Any guess what you supposed to do after getting 100% on tests and failing on validators?
This is a situation I frequently encounter, not only on this site.
I’ll do several things:
- review the requirements, read all information again carefully.
- review my assumptions, get super suspicious to any info not said by the requirement but that I just ‘know’ it.
- review my source code. Add lots of debugging messages to it. Run critical blocks step-by-step trying to detect logical errors.
- if the problem is related to knowledge from external sources, find reference of these extra knowledge. I enjoy this part. It is high time to learn new things - new algorithms, new programming skill, new languages, new spectrum of knowledge.
- based on refreshed knowledge and info, run my imagination engine: day-dreaming, night-dreaming, brain-storming. Think out-of-the-box. Think out-of-myself, out of the way I usually will follow.
- do experiments - use the “what if” approach. What happens if I change this bit in the source? What happens if I change that bit in the input?

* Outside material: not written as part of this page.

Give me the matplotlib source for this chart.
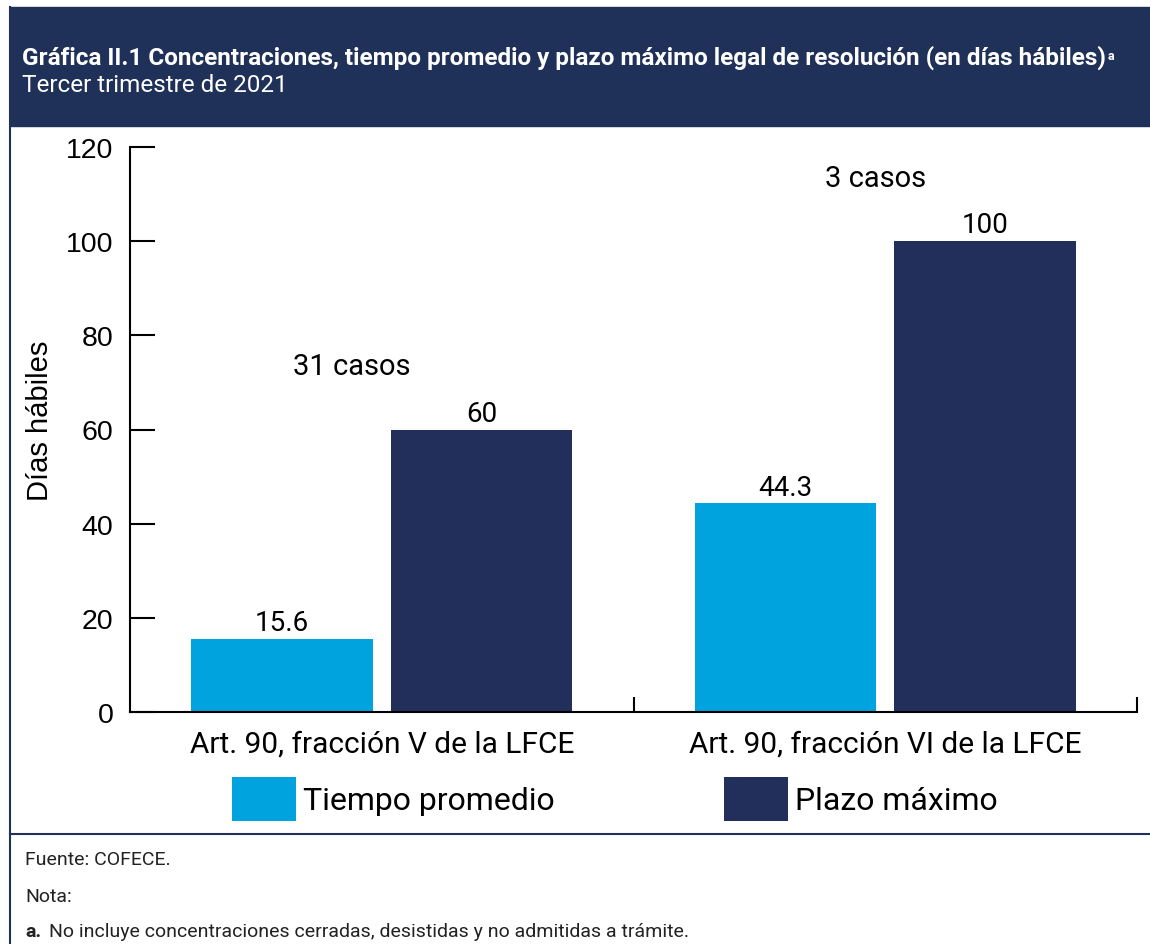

- construct my own inputs. For simple ones I can hand-craft a few and put the dreaming result into the inputs. For complex inputs I might write a program to generate them, either from some known patterns or by random.
- consult others - reviewing forum messages and discussing with other people
- if all in vain, put it down, forget it for some days. Pick it up again and rerun the above route.
+1 to this, this puzzle is badly designed, IDE TC should be updated to prevent this kind of issue.
Why don’t you just simply update your TC to prevent the issue several people encountered? The issue is pointed out, just fix it for the sake of future users trying to solve this.
Hello, all tests pass when I submit my code, except the test “Elimination”. I tried different validator but my code passes good, but not in validation. What is the wait for this test?